** START OF RECORDS FOR THIS TASK **
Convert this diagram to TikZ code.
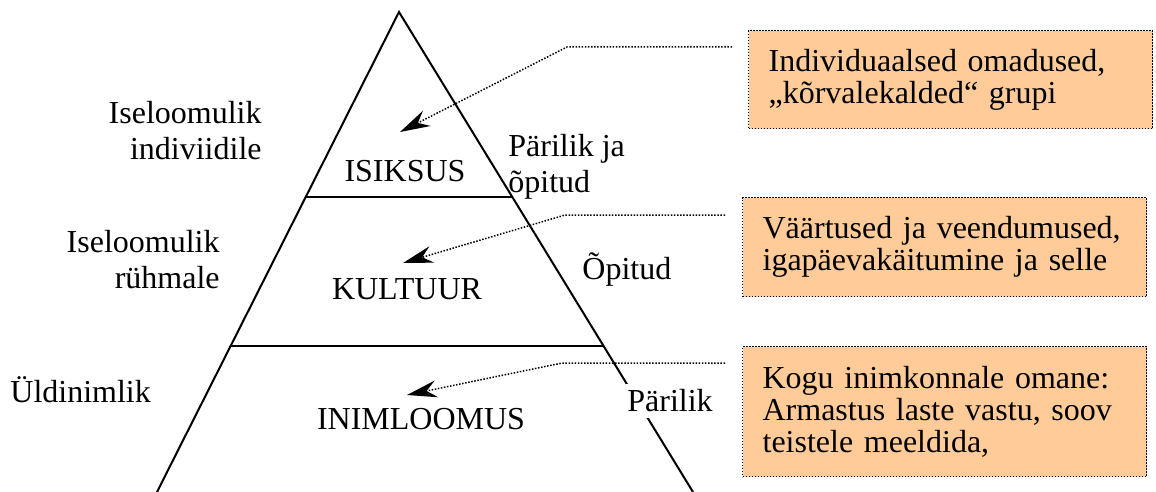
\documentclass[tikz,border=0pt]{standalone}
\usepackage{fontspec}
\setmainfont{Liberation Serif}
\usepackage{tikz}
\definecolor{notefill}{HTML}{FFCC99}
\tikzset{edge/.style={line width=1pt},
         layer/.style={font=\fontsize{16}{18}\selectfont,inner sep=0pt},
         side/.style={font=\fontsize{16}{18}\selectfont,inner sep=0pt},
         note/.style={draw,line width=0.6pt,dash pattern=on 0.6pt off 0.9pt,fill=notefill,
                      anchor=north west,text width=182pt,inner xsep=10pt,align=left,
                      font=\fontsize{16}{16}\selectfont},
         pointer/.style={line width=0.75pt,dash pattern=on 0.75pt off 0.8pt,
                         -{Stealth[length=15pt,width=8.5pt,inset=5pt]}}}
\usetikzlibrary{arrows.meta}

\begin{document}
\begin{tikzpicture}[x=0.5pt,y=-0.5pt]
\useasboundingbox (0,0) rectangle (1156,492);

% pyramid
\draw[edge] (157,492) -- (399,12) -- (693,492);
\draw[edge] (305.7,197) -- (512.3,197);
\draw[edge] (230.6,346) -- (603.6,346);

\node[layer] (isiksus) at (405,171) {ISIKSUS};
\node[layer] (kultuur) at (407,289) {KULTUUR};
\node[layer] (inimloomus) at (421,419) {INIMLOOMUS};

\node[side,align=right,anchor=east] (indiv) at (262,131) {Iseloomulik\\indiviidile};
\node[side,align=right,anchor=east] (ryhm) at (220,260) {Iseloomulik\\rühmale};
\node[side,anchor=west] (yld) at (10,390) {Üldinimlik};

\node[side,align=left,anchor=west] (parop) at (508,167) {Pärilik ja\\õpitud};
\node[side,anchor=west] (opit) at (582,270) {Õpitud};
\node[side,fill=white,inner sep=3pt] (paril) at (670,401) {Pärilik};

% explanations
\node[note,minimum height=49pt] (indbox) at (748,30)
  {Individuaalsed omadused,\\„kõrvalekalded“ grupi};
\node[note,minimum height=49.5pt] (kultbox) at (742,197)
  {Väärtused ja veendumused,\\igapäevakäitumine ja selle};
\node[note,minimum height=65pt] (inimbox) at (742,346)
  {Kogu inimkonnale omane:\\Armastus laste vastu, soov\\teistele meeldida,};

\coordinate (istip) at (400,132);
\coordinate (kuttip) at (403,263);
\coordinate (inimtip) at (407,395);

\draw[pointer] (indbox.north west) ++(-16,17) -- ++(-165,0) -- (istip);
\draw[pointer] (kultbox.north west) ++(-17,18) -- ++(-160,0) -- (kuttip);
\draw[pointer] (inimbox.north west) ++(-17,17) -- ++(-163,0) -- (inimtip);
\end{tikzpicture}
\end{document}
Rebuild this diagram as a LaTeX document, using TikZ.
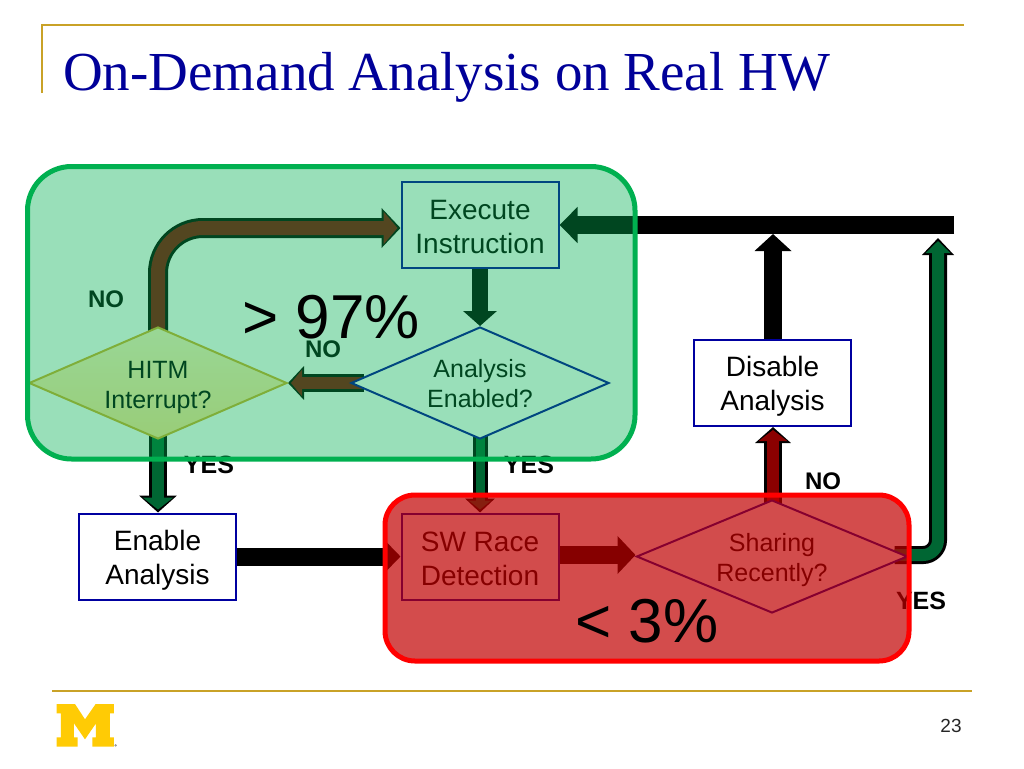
** END OF RECORDS FOR THIS TASK **
INSTRUCTION:
Transcribe the whole listing, character for character, but not its images.

WRITTEN RESPONSE:
Convert this diagram to TikZ code.
\documentclass[tikz,border=0pt]{standalone}
\usepackage{fontspec}
\setmainfont{Liberation Serif}
\usepackage{tikz}
\definecolor{notefill}{HTML}{FFCC99}
\tikzset{edge/.style={line width=1pt},
         layer/.style={font=\fontsize{16}{18}\selectfont,inner sep=0pt},
         side/.style={font=\fontsize{16}{18}\selectfont,inner sep=0pt},
         note/.style={draw,line width=0.6pt,dash pattern=on 0.6pt off 0.9pt,fill=notefill,
                      anchor=north west,text width=182pt,inner xsep=10pt,align=left,
                      font=\fontsize{16}{16}\selectfont},
         pointer/.style={line width=0.75pt,dash pattern=on 0.75pt off 0.8pt,
                         -{Stealth[length=15pt,width=8.5pt,inset=5pt]}}}
\usetikzlibrary{arrows.meta}

\begin{document}
\begin{tikzpicture}[x=0.5pt,y=-0.5pt]
\useasboundingbox (0,0) rectangle (1156,492);

% pyramid
\draw[edge] (157,492) -- (399,12) -- (693,492);
\draw[edge] (305.7,197) -- (512.3,197);
\draw[edge] (230.6,346) -- (603.6,346);

\node[layer] (isiksus) at (405,171) {ISIKSUS};
\node[layer] (kultuur) at (407,289) {KULTUUR};
\node[layer] (inimloomus) at (421,419) {INIMLOOMUS};

\node[side,align=right,anchor=east] (indiv) at (262,131) {Iseloomulik\\indiviidile};
\node[side,align=right,anchor=east] (ryhm) at (220,260) {Iseloomulik\\rühmale};
\node[side,anchor=west] (yld) at (10,390) {Üldinimlik};

\node[side,align=left,anchor=west] (parop) at (508,167) {Pärilik ja\\õpitud};
\node[side,anchor=west] (opit) at (582,270) {Õpitud};
\node[side,fill=white,inner sep=3pt] (paril) at (670,401) {Pärilik};

% explanations
\node[note,minimum height=49pt] (indbox) at (748,30)
  {Individuaalsed omadused,\\„kõrvalekalded“ grupi};
\node[note,minimum height=49.5pt] (kultbox) at (742,197)
  {Väärtused ja veendumused,\\igapäevakäitumine ja selle};
\node[note,minimum height=65pt] (inimbox) at (742,346)
  {Kogu inimkonnale omane:\\Armastus laste vastu, soov\\teistele meeldida,};

\coordinate (istip) at (400,132);
\coordinate (kuttip) at (403,263);
\coordinate (inimtip) at (407,395);

\draw[pointer] (indbox.north west) ++(-16,17) -- ++(-165,0) -- (istip);
\draw[pointer] (kultbox.north west) ++(-17,18) -- ++(-160,0) -- (kuttip);
\draw[pointer] (inimbox.north west) ++(-17,17) -- ++(-163,0) -- (inimtip);
\end{tikzpicture}
\end{document}
Rebuild this diagram as a LaTeX document, using TikZ.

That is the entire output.